WHAT TO DO
Print exactly the lines from the first one down to the line that contains "const lowIter = [2, 7, 9, 12, 16, 20];", both included, and skip the pictures.

RECORDED DATA
* START *
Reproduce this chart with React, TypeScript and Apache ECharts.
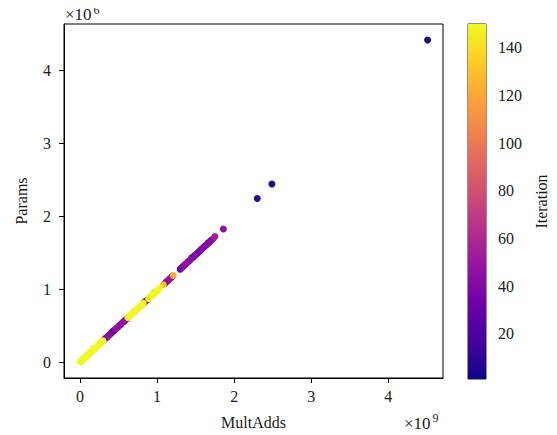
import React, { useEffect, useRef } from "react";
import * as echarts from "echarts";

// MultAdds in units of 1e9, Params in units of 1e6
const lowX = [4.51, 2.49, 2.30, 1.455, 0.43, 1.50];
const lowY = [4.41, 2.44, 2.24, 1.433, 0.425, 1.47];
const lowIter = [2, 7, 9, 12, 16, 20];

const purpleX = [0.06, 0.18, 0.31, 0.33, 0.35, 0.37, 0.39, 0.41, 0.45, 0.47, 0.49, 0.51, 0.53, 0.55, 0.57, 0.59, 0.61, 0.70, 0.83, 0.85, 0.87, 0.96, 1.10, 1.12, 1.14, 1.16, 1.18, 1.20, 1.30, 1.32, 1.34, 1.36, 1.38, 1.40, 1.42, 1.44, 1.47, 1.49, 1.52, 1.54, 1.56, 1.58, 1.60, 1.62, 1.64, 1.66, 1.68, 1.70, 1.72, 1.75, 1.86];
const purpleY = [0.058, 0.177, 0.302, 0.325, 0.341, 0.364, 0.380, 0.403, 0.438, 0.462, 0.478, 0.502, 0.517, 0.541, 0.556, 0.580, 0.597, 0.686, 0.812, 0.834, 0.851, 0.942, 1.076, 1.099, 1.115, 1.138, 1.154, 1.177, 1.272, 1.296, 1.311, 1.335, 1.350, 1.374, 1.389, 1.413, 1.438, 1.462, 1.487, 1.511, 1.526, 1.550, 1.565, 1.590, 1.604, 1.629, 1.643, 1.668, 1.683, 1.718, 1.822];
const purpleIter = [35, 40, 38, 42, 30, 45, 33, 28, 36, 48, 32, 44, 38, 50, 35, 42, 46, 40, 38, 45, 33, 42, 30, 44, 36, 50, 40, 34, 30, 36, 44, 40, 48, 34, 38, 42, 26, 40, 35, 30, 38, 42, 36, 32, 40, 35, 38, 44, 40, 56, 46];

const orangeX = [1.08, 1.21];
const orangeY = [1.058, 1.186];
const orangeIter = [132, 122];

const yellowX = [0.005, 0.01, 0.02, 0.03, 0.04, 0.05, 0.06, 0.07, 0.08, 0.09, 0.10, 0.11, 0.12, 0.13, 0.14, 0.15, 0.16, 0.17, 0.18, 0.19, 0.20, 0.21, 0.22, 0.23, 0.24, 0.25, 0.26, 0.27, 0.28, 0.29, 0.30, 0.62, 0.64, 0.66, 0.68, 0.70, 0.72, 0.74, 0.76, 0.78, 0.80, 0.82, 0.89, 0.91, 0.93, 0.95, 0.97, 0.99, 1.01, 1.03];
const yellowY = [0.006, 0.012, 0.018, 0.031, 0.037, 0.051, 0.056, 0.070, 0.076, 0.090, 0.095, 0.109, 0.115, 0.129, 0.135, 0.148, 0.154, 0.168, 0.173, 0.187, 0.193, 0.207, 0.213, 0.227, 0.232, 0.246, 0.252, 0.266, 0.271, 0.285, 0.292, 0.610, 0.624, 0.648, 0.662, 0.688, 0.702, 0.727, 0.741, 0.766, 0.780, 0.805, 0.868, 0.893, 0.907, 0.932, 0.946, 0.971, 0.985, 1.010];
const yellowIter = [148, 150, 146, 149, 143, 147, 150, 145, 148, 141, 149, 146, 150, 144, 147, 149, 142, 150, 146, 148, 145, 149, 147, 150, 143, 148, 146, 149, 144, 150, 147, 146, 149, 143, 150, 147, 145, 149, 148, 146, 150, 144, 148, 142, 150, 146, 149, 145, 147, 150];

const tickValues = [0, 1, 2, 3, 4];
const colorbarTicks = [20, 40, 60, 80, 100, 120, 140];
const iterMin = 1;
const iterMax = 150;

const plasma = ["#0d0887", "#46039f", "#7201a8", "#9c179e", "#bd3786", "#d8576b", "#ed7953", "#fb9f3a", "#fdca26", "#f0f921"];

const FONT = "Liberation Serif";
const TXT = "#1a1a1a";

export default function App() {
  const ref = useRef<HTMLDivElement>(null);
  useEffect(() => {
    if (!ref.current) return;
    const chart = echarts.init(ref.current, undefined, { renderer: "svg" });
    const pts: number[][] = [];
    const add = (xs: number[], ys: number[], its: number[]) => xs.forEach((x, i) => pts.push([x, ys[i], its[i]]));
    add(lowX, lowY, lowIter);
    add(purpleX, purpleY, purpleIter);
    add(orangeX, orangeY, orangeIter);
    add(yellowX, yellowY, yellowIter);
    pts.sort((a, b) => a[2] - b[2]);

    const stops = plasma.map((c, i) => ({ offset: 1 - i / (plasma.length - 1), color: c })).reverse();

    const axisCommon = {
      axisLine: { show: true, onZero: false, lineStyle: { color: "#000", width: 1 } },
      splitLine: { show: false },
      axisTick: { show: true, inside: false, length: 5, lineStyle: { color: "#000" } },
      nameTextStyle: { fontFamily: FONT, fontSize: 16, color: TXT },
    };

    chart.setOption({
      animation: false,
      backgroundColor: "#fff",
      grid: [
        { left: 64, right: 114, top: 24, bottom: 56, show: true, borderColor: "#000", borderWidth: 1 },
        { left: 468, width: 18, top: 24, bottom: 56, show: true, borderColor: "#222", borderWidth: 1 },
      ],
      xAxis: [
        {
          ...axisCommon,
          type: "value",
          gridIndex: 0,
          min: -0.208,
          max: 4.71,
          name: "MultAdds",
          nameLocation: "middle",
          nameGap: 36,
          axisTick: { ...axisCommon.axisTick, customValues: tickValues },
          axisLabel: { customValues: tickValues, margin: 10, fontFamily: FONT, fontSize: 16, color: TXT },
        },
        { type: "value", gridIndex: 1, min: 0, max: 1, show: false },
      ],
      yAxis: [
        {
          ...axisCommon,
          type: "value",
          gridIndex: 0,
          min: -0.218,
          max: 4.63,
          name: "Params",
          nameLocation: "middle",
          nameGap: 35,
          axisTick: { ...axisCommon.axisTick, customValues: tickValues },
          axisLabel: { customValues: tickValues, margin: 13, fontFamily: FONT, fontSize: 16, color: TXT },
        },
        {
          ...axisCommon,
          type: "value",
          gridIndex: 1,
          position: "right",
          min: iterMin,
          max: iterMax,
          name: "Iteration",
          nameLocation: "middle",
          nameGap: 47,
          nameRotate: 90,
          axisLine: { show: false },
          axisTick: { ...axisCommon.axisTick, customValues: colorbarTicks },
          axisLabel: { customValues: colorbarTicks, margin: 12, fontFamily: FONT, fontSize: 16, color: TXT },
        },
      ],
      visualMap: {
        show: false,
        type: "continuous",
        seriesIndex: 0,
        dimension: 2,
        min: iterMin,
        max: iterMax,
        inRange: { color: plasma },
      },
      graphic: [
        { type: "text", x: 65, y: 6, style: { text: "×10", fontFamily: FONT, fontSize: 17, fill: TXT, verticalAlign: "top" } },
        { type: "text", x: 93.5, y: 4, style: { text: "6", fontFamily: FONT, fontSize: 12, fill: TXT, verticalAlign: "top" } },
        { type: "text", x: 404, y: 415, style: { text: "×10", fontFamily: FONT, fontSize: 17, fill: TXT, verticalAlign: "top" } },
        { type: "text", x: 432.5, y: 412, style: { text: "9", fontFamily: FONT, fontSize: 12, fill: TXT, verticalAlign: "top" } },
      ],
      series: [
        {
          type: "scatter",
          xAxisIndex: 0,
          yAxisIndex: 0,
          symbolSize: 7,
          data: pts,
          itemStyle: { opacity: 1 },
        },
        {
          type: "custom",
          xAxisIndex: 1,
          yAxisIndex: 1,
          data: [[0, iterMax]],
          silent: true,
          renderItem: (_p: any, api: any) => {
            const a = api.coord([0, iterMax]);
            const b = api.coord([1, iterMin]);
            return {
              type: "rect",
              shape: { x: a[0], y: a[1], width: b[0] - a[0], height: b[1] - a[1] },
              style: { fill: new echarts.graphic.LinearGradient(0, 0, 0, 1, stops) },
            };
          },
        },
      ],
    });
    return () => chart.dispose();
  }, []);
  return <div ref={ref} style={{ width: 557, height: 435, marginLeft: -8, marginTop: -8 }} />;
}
* END *
WRITTEN SOLUTION
Reproduce this chart with React, TypeScript and Apache ECharts.
import React, { useEffect, useRef } from "react";
import * as echarts from "echarts";

// MultAdds in units of 1e9, Params in units of 1e6
const lowX = [4.51, 2.49, 2.30, 1.455, 0.43, 1.50];
const lowY = [4.41, 2.44, 2.24, 1.433, 0.425, 1.47];
const lowIter = [2, 7, 9, 12, 16, 20];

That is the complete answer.